Figure scripts

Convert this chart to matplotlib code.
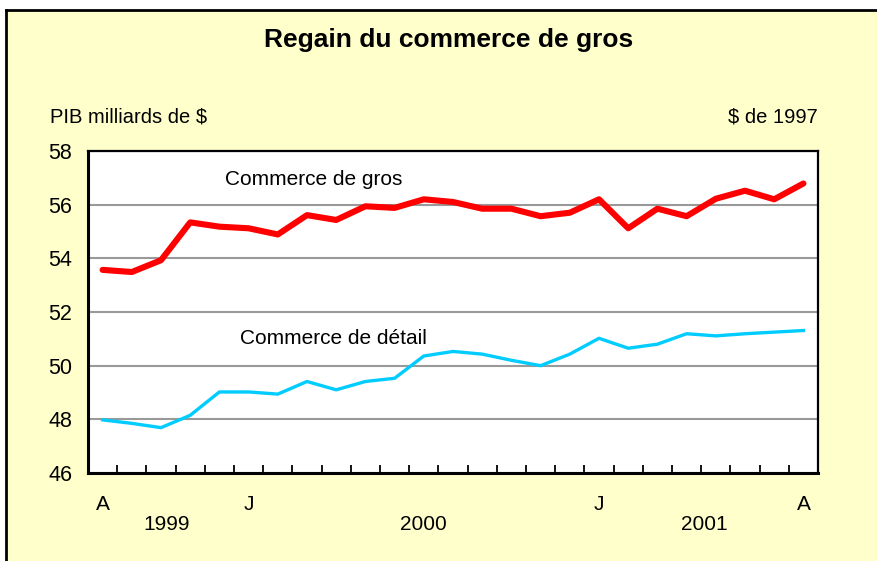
import matplotlib

matplotlib.use("Agg")
import matplotlib.pyplot as plt
from matplotlib.patches import Rectangle
from matplotlib.transforms import blended_transform_factory

plt.rcParams["font.family"] = ["Liberation Sans", "DejaVu Sans"]

# Monthly, August 1999 to August 2001
months = list(range(25))
gros = [53.57, 53.49, 53.93, 55.34, 55.18, 55.12, 54.89, 55.61, 55.43, 55.94,
        55.88, 56.20, 56.10, 55.85, 55.85, 55.57, 55.70, 56.20, 55.12, 55.85,
        55.57, 56.22, 56.52, 56.20, 56.79]
detail = [47.98, 47.85, 47.69, 48.15, 49.02, 49.02, 48.94, 49.41, 49.10, 49.41,
          49.53, 50.36, 50.53, 50.43, 50.20, 50.00, 50.43, 51.02, 50.65, 50.80,
          51.19, 51.11, 51.19, 51.25, 51.31]
month_labels = {0: "A", 5: "J", 17: "J", 24: "A"}
year_labels = {2.2: "1999", 11.0: "2000", 20.6: "2001"}
y_ticks = [46, 48, 50, 52, 54, 56, 58]

BG = "#FFFFCC"

fig = plt.figure(figsize=(8.78, 5.61), dpi=100)
fig.patch.set_facecolor("white")
# yellow panel with black top/left border, kept behind the axes
panel = Rectangle((7 / 878, 0), 1.0, 1 - 11 / 561, transform=fig.transFigure,
                  facecolor=BG, edgecolor="none", zorder=-5)
fig.add_artist(panel)
fig.add_artist(plt.Line2D([6 / 878, 6 / 878], [0, 1 - 10 / 561], color="black",
                          linewidth=2.0, transform=fig.transFigure, zorder=-4))
fig.add_artist(plt.Line2D([6 / 878, 1], [1 - 10 / 561, 1 - 10 / 561], color="black",
                          linewidth=2.0, transform=fig.transFigure, zorder=-4))

ax = fig.add_axes((88 / 878, 1 - 473 / 561, 730 / 878, 322 / 561))
ax.set_facecolor("white")

ax.plot(months, gros, color="#FF0000", linewidth=4.4, solid_joinstyle="round",
        solid_capstyle="round", zorder=3)
ax.plot(months, detail, color="#00CCFF", linewidth=2.4, solid_joinstyle="round", zorder=3)

ax.set_xlim(-0.5, 24.5)
ax.set_ylim(46, 58)
ax.set_yticks(y_ticks)
ax.set_yticklabels([str(v) for v in y_ticks], fontsize=15.5)
ax.tick_params(axis="y", length=0, pad=11.5)
ax.yaxis.grid(True, color="#999999", linewidth=1.5)
ax.set_axisbelow(True)

ax.set_xticks([m + 0.5 for m in months[:-1]])
ax.set_xticklabels([])
ax.tick_params(axis="x", direction="in", length=6, width=1.3, color="black")

for side in ("left", "bottom"):
    ax.spines[side].set_linewidth(2.2)
for side in ("top", "right"):
    ax.spines[side].set_linewidth(1.6)

trans = blended_transform_factory(ax.transData, ax.transAxes)
for x, lab in month_labels.items():
    ax.text(x, -0.097, lab, transform=trans, ha="center", va="center", fontsize=15)
for x, lab in year_labels.items():
    ax.text(x, -0.160, lab, transform=trans, ha="center", va="center", fontsize=15)

ax.text(4.2, 56.95, "Commerce de gros", ha="left", va="center", fontsize=15)
ax.text(4.7, 51.0, "Commerce de détail", ha="left", va="center", fontsize=15)

fig.text(449 / 878, 1 - 40 / 561, "Regain du commerce de gros", ha="center", va="center",
         fontsize=19, fontweight="bold")
fig.text(50 / 878, 1 - 117 / 561, "PIB milliards de $", ha="left", va="center", fontsize=14.5)
fig.text(818 / 878, 1 - 117 / 561, "$ de 1997", ha="right", va="center", fontsize=14.5)

fig.savefig("out.png", dpi=100, facecolor=fig.get_facecolor())
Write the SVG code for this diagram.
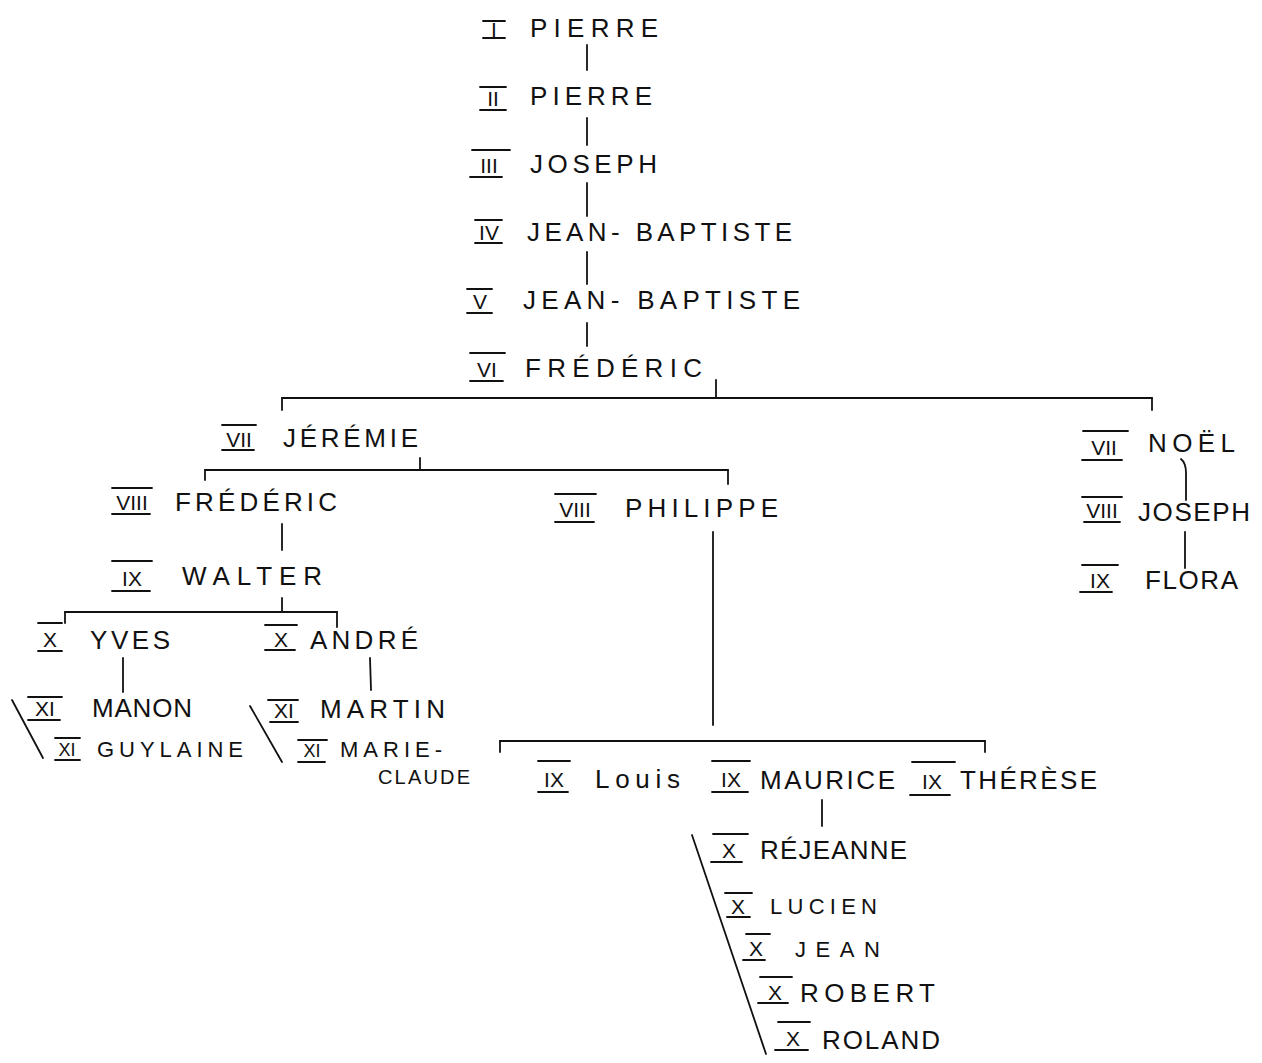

■ Aim of the task ■
Leave out all pictures, then copy the remaining material exactly.

■ Solution for this task ■
Convert this chart to matplotlib code.
import matplotlib

matplotlib.use("Agg")
import matplotlib.pyplot as plt
from matplotlib.patches import Rectangle
from matplotlib.transforms import blended_transform_factory

plt.rcParams["font.family"] = ["Liberation Sans", "DejaVu Sans"]

# Monthly, August 1999 to August 2001
months = list(range(25))
gros = [53.57, 53.49, 53.93, 55.34, 55.18, 55.12, 54.89, 55.61, 55.43, 55.94,
        55.88, 56.20, 56.10, 55.85, 55.85, 55.57, 55.70, 56.20, 55.12, 55.85,
        55.57, 56.22, 56.52, 56.20, 56.79]
detail = [47.98, 47.85, 47.69, 48.15, 49.02, 49.02, 48.94, 49.41, 49.10, 49.41,
          49.53, 50.36, 50.53, 50.43, 50.20, 50.00, 50.43, 51.02, 50.65, 50.80,
          51.19, 51.11, 51.19, 51.25, 51.31]
month_labels = {0: "A", 5: "J", 17: "J", 24: "A"}
year_labels = {2.2: "1999", 11.0: "2000", 20.6: "2001"}
y_ticks = [46, 48, 50, 52, 54, 56, 58]

BG = "#FFFFCC"

fig = plt.figure(figsize=(8.78, 5.61), dpi=100)
fig.patch.set_facecolor("white")
# yellow panel with black top/left border, kept behind the axes
panel = Rectangle((7 / 878, 0), 1.0, 1 - 11 / 561, transform=fig.transFigure,
                  facecolor=BG, edgecolor="none", zorder=-5)
fig.add_artist(panel)
fig.add_artist(plt.Line2D([6 / 878, 6 / 878], [0, 1 - 10 / 561], color="black",
                          linewidth=2.0, transform=fig.transFigure, zorder=-4))
fig.add_artist(plt.Line2D([6 / 878, 1], [1 - 10 / 561, 1 - 10 / 561], color="black",
                          linewidth=2.0, transform=fig.transFigure, zorder=-4))

ax = fig.add_axes((88 / 878, 1 - 473 / 561, 730 / 878, 322 / 561))
ax.set_facecolor("white")

ax.plot(months, gros, color="#FF0000", linewidth=4.4, solid_joinstyle="round",
        solid_capstyle="round", zorder=3)
ax.plot(months, detail, color="#00CCFF", linewidth=2.4, solid_joinstyle="round", zorder=3)

ax.set_xlim(-0.5, 24.5)
ax.set_ylim(46, 58)
ax.set_yticks(y_ticks)
ax.set_yticklabels([str(v) for v in y_ticks], fontsize=15.5)
ax.tick_params(axis="y", length=0, pad=11.5)
ax.yaxis.grid(True, color="#999999", linewidth=1.5)
ax.set_axisbelow(True)

ax.set_xticks([m + 0.5 for m in months[:-1]])
ax.set_xticklabels([])
ax.tick_params(axis="x", direction="in", length=6, width=1.3, color="black")

for side in ("left", "bottom"):
    ax.spines[side].set_linewidth(2.2)
for side in ("top", "right"):
    ax.spines[side].set_linewidth(1.6)

trans = blended_transform_factory(ax.transData, ax.transAxes)
for x, lab in month_labels.items():
    ax.text(x, -0.097, lab, transform=trans, ha="center", va="center", fontsize=15)
for x, lab in year_labels.items():
    ax.text(x, -0.160, lab, transform=trans, ha="center", va="center", fontsize=15)

ax.text(4.2, 56.95, "Commerce de gros", ha="left", va="center", fontsize=15)
ax.text(4.7, 51.0, "Commerce de détail", ha="left", va="center", fontsize=15)

fig.text(449 / 878, 1 - 40 / 561, "Regain du commerce de gros", ha="center", va="center",
         fontsize=19, fontweight="bold")
fig.text(50 / 878, 1 - 117 / 561, "PIB milliards de $", ha="left", va="center", fontsize=14.5)
fig.text(818 / 878, 1 - 117 / 561, "$ de 1997", ha="right", va="center", fontsize=14.5)

fig.savefig("out.png", dpi=100, facecolor=fig.get_facecolor())
Write the SVG code for this diagram.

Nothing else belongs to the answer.